I have written numerous times
about my view of birthright citizenship, and I suppose that my long-time
readers remember some of those posts. I have not heard much about this topic over
the past months, but I saw an article today that gives me hope. Maybe it will
give you hope also.
Daniel John Sobieski posted an
article at American Thinker titled “Trump and Birthright Citizenship.” He
says that Donald Trump was not his first choice for President because Trump “seemed
a bull who carried around his own china shop and campaigned like Sherman
marching through Atlanta with matches.” This is a great description of Trump!
Sobieski says that Trump won him over by the numerous accomplishments over the
past 20 months, and he can see the method in Trump’s madness.
He has unleashed America’s
entrepreneurs, cut all our taxes, chopped off the strangling regulatory
tentacles of big government, liberated American energy, rebuilt the military,
ended “free” trade transfers of wealth to those who are not all our friends,
fundamentally transformed the judiciary, and dared to step on the new third
rail of American politics: illegal immigration and sanctuary cities.
After listing these accomplishments
of the Trump administration, he moves into the topic of birthright citizenship.
Even though many legal “experts” say that the Fourteenth Amendment guarantees citizenship
for anyone born on U.S. soil, Sobieski says that the “Supreme Court, however,
has never explicitly ruled that the children of illegal aliens must be granted
automatic citizenship.” He says that the Court has “not said birthright
citizenship is constitutional,” and then he introduces his readers to Peter H.
Schuck, Yale University’s Simeon E. Baldwin professor of law emeritus. Schuck
is of the opinion that “birthright citizenship is not required by the U.S.
Constitution.”
…Though opposed to many of the president’s
positions, he was surprised the administration has not made opposition to
citizenship for the children of illegal aliens more central to its immigration
policy.
On at least one key immigration stance,
however, Schuck appears to be in agreement with President Trump. In the 1990s,
along with Yale Political Scientist Rogers Smith, he determined, in a book
called Citizenship Without Consent,
that the policy of granting citizenship to everyone born on American soil,
including so-called “anchor-babies” – those born to illegal aliens [sic] – was not
mandated by the Fourteenth Amendment to the U.S. Constitution as is popularly
trumpeted by open-borders supporters. Trump came to the same conclusion on the
campaign trail, once stating, “We’re the only ones dumb enough, stupid enough
to have it.”
Sobieski reminds his readers that it
is the “misinterpretation of the 14th amendment” that brought about “the
guarantee of birthright citizenship.” A mother simply needs to sneak across the
border or come into the nation on vacation and have a baby. The baby
automatically becomes a U.S. citizen with power to keep its parents in the U.S.

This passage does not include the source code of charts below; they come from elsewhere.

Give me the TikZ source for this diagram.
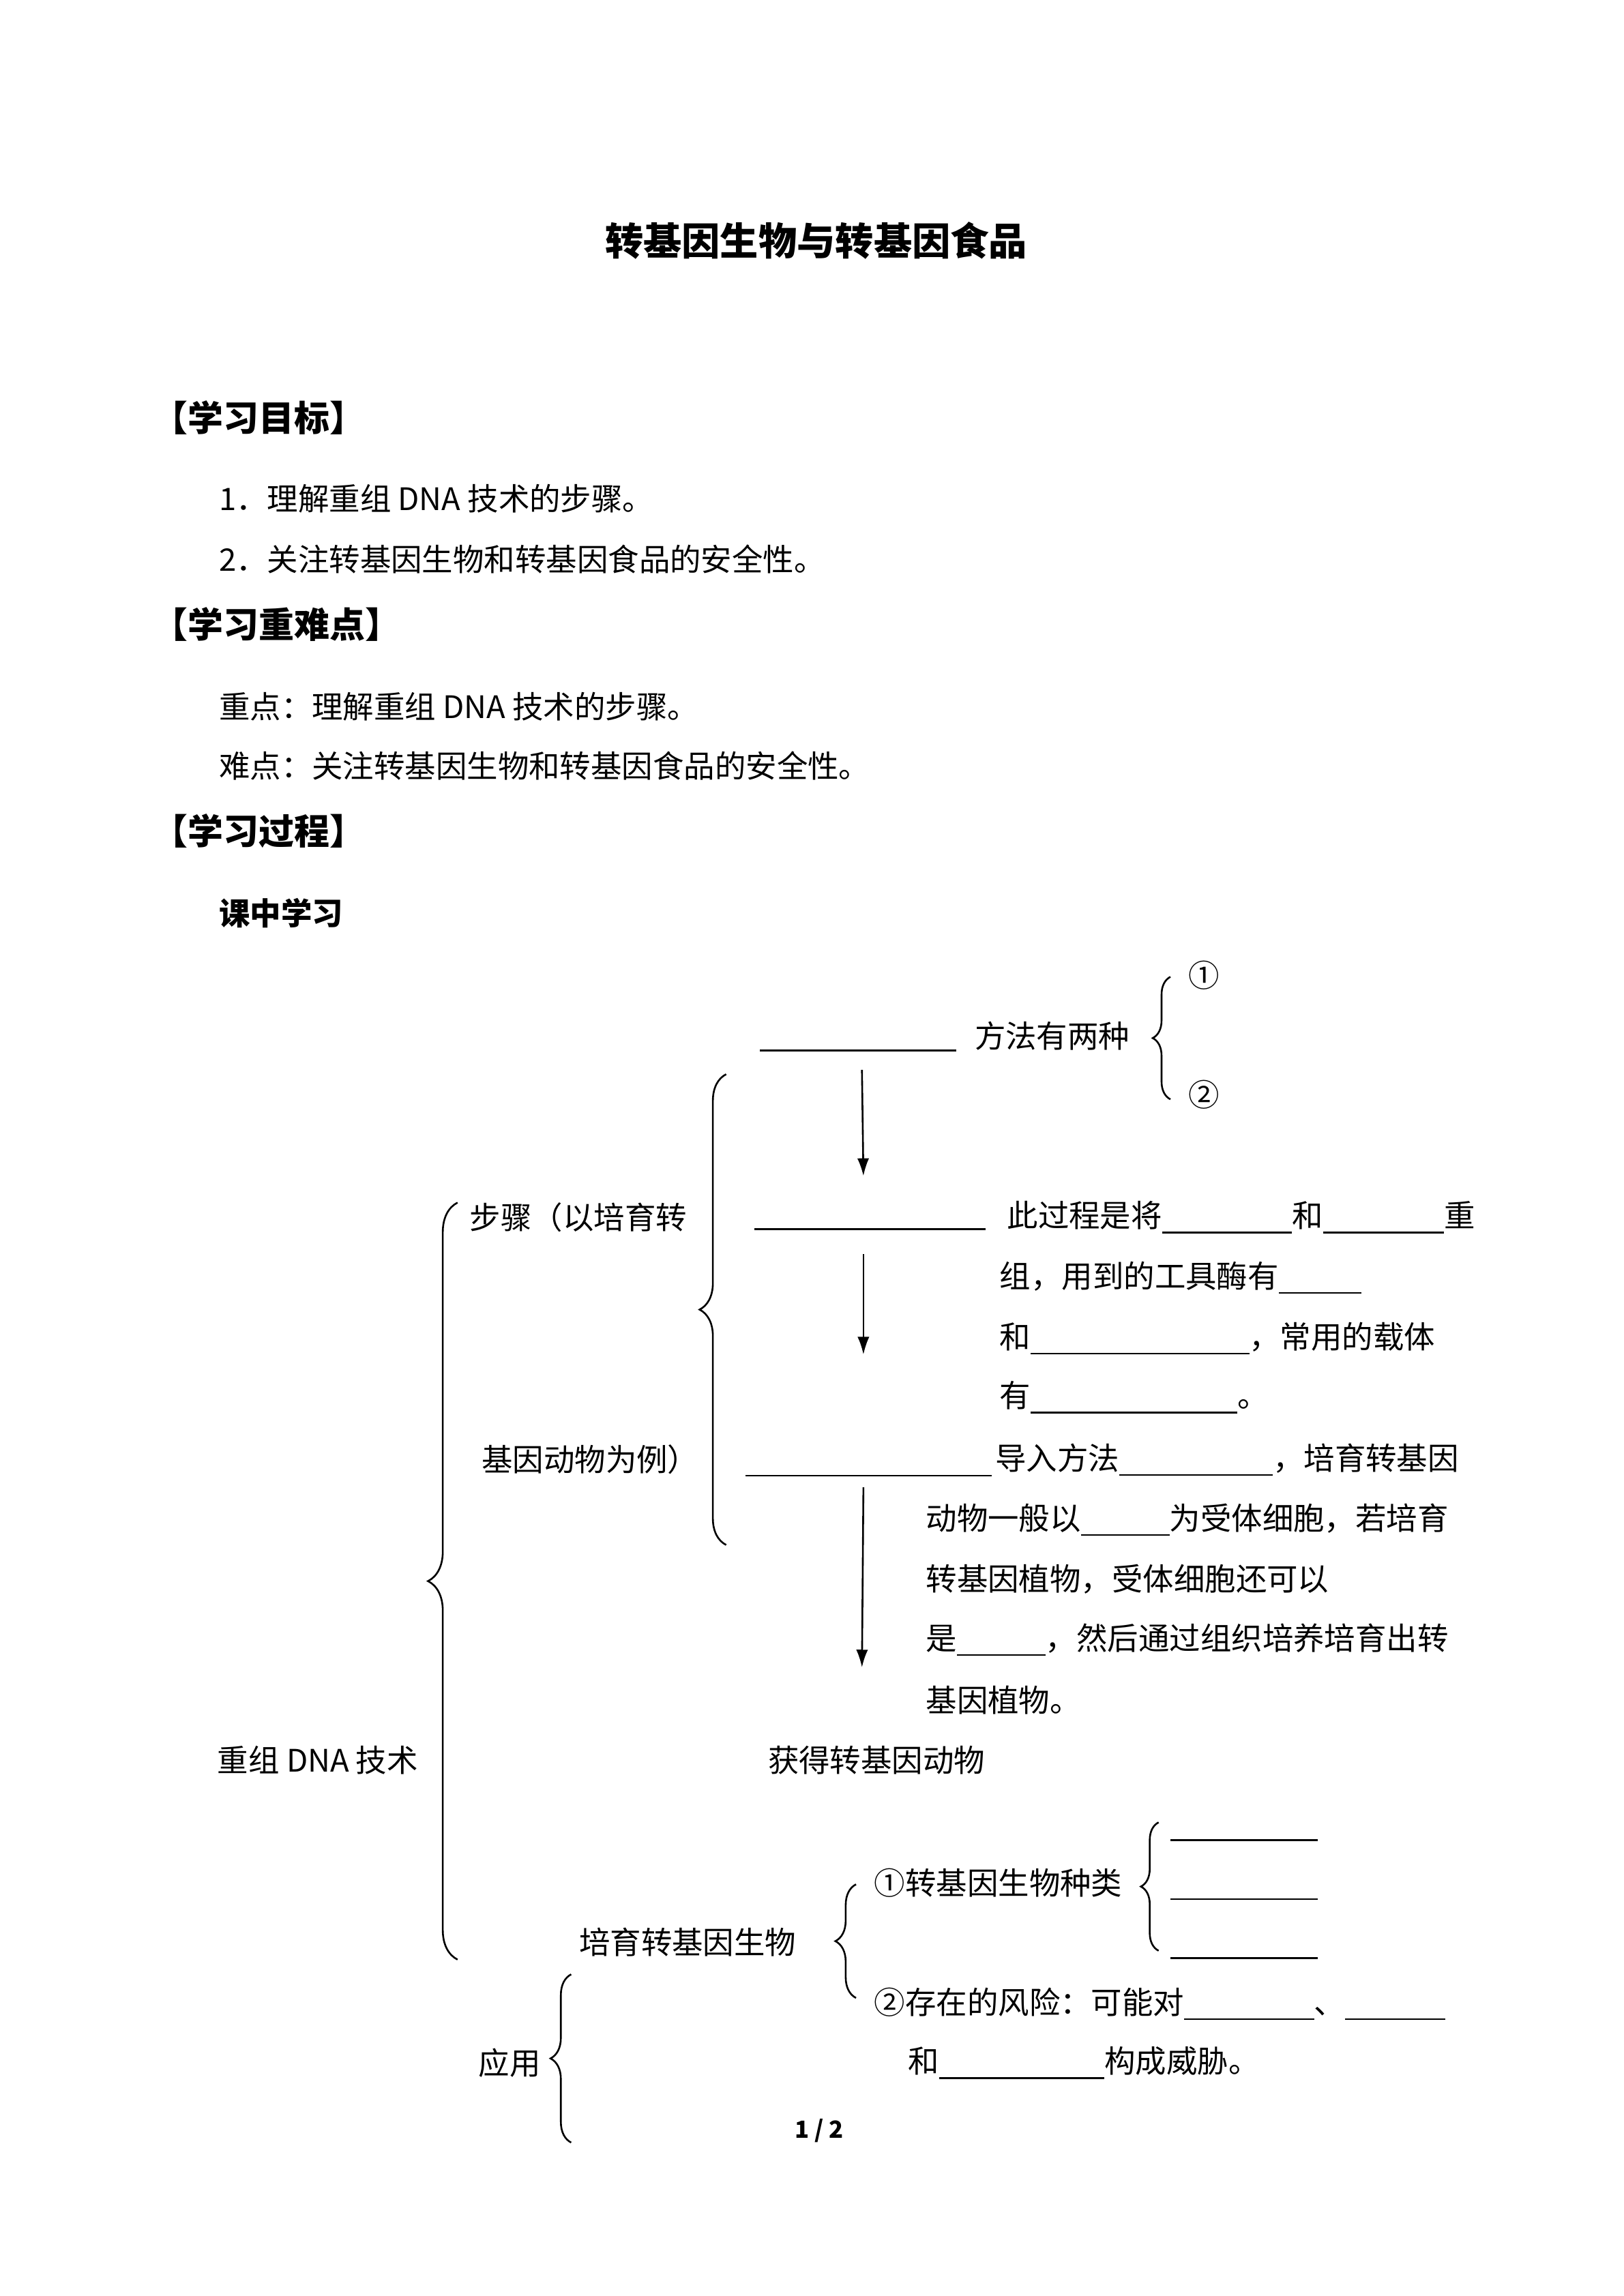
\documentclass[tikz,border=0pt]{standalone}
\usepackage{fontspec}
\setmainfont{Noto Sans CJK SC}
\usetikzlibrary{decorations.pathreplacing,arrows.meta}
\newcommand{\bl}[1]{\rule[-2pt]{#1pt}{0.5pt}}
\begin{document}
\begin{tikzpicture}[x=0.5pt,y=-0.5pt,
  txt/.style={anchor=west,inner sep=0pt,font=\fontsize{10.5pt}{12pt}\selectfont},
  head/.style={anchor=west,inner sep=0pt,font=\fontsize{12pt}{14pt}\selectfont\bfseries},
  brc/.style={decorate,decoration={brace,amplitude=#1},line width=0.6pt},
  arr/.style={-{Latex[length=6pt,width=4pt]},line width=0.6pt},
  uline/.style={line width=0.6pt}]
\useasboundingbox (0,0) rectangle (1100,1556);
\fill[white] (0,0) rectangle (1100,1556);
\node[inner sep=0pt,font=\fontsize{13pt}{15pt}\selectfont\bfseries] (title) at (553,163) {转基因生物与转基因食品};
\node[head] (h1) at (103,283) {【学习目标】};
\node[txt] (g1) at (148,338) {1．理解重组 DNA 技术的步骤。};
\node[txt] (g2) at (148,379) {2．关注转基因生物和转基因食品的安全性。};
\node[head] (h2) at (103,423) {【学习重难点】};
\node[txt] (k1) at (148,479) {重点：理解重组 DNA 技术的步骤。};
\node[txt] (k2) at (148,519) {难点：关注转基因生物和转基因食品的安全性。};
\node[head] (h3) at (103,563) {【学习过程】};
\node[txt,font=\fontsize{10.5pt}{12pt}\selectfont\bfseries] (kz) at (148,619) {课中学习};
% step 1
\coordinate (u1a) at (515,712); \coordinate (u1b) at (648,712);
\draw[uline] (u1a) -- (u1b);
\node[txt] (m1) at (660,702) {方法有两种};
\draw[brc=6pt] (793,745) -- (793,662);
\node[txt] (c1) at (805,661) {①};
\node[txt] (c2) at (805,742) {②};
\coordinate (a1s) at (584,725); \coordinate (a1e) at (585,797);
\draw[arr] (a1s) -- (a1e);
% step 2
\coordinate (u2a) at (511,833); \coordinate (u2b) at (668,833);
\draw[uline] (u2a) -- (u2b);
\node[txt] (s2a) at (682,825) {此过程是将\bl{44}和\bl{41}重};
\node[txt] (s2b) at (677,866) {组，用到的工具酶有\bl{28}};
\node[txt] (s2c) at (677,907) {和\bl{74}，常用的载体};
\node[txt] (s2d) at (677,947) {有\bl{70}。};
\coordinate (a2s) at (585,850); \coordinate (a2e) at (585,918);
\draw[arr] (a2s) -- (a2e);
% step 3
\coordinate (u3a) at (505,1000); \coordinate (u3b) at (672,1000);
\draw[uline] (u3a) -- (u3b);
\node[txt] (s3a) at (674,989) {导入方法\bl{52}，培育转基因};
\node[txt] (s3b) at (627,1030) {动物一般以\bl{30}为受体细胞，若培育};
\node[txt] (s3c) at (627,1070) {转基因植物，受体细胞还可以};
\node[txt] (s3d) at (627,1111) {是\bl{30}，然后通过组织培养培育出转};
\node[txt] (s3e) at (627,1152) {基因植物。};
\coordinate (a3s) at (585,1008); \coordinate (a3e) at (584,1130);
\draw[arr] (a3s) -- (a3e);
\node[txt] (get) at (520,1193) {获得转基因动物};
% steps brace
\draw[brc=9pt] (492,1047) -- (492,728);
\node[txt] (bz1) at (318,825) {步骤（以培育转};
\node[txt] (bz2) at (326,989) {基因动物为例）};
% main brace
\draw[brc=10pt] (310,1328) -- (310,815);
\node[txt] (dna) at (147,1193) {重组 DNA 技术};
% application
\node[txt] (py) at (392,1316) {培育转基因生物};
\draw[brc=7pt] (580,1354) -- (580,1277);
\node[txt] (z1) at (592,1276) {①转基因生物种类};
\draw[brc=6pt] (785,1322) -- (785,1235);
\draw[uline] (793,1247) -- (893,1247);
\draw[uline] (793,1287) -- (893,1287);
\draw[uline] (793,1327) -- (893,1327);
\node[txt] (z2) at (592,1358) {②存在的风险：可能对\bl{44}、\bl{34}};
\node[txt] (z3) at (615,1398) {和\bl{56}构成威胁。};
\node[txt] (yy) at (324,1398) {应用};
\draw[brc=7pt] (387,1452) -- (387,1338);
\node[inner sep=0pt,font=\fontsize{8pt}{9pt}\selectfont\bfseries] (pg) at (555,1444) {1 / 2};
\end{tikzpicture}
\end{document}
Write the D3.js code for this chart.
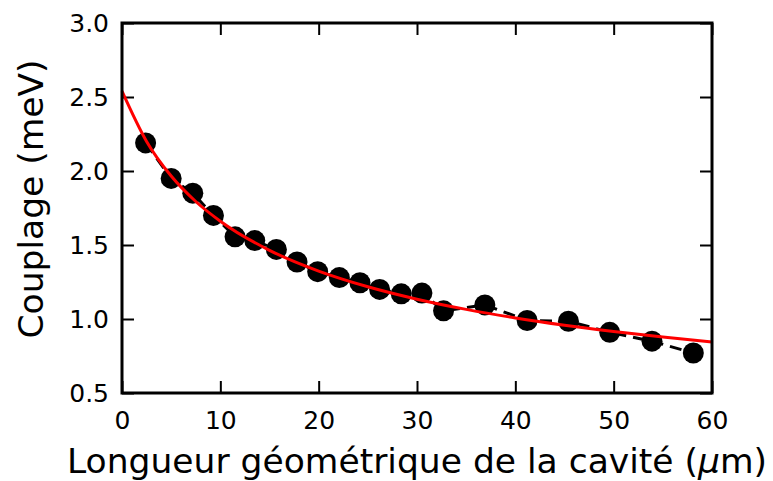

and to bring extended family also.
The thing in this article that
brings me hope is the statement that Trump agrees with me on birthright citizenship.
He also believes that this misinterpretation is the “biggest magnet” for
illegal immigration. He apparently said that he wanted to end it and to reunify
families on the “other side of the U.S.-Mexico border.”
Trump said he would end birthright citizenship.
Critics have said the task, even if justified, is well nigh impossible,
requiring amending the U.S. Constitution. In reality, it may not require altering the 14th Amendment – only correctly
interpreting it, perhaps through clarifying legislation. [My emphasis]
Since Trump has a record of
following through on his campaign promises, I have hope that he will find a way
to stop birthright citizenship. IF we can elect enough conservatives to
Congress, he may be able to convince our representatives to clarify the 14th
Amendment through legislative action. Any such law would probably end up in the
Supreme Court, but we are getting enough constitutionalists there that the
justices might sustain such a law as constitutional. It is on this idea that I
have hope that birthright citizenship will end sooner rather than later. So, it
is imperative that we elect conservatives as our representatives in Congress!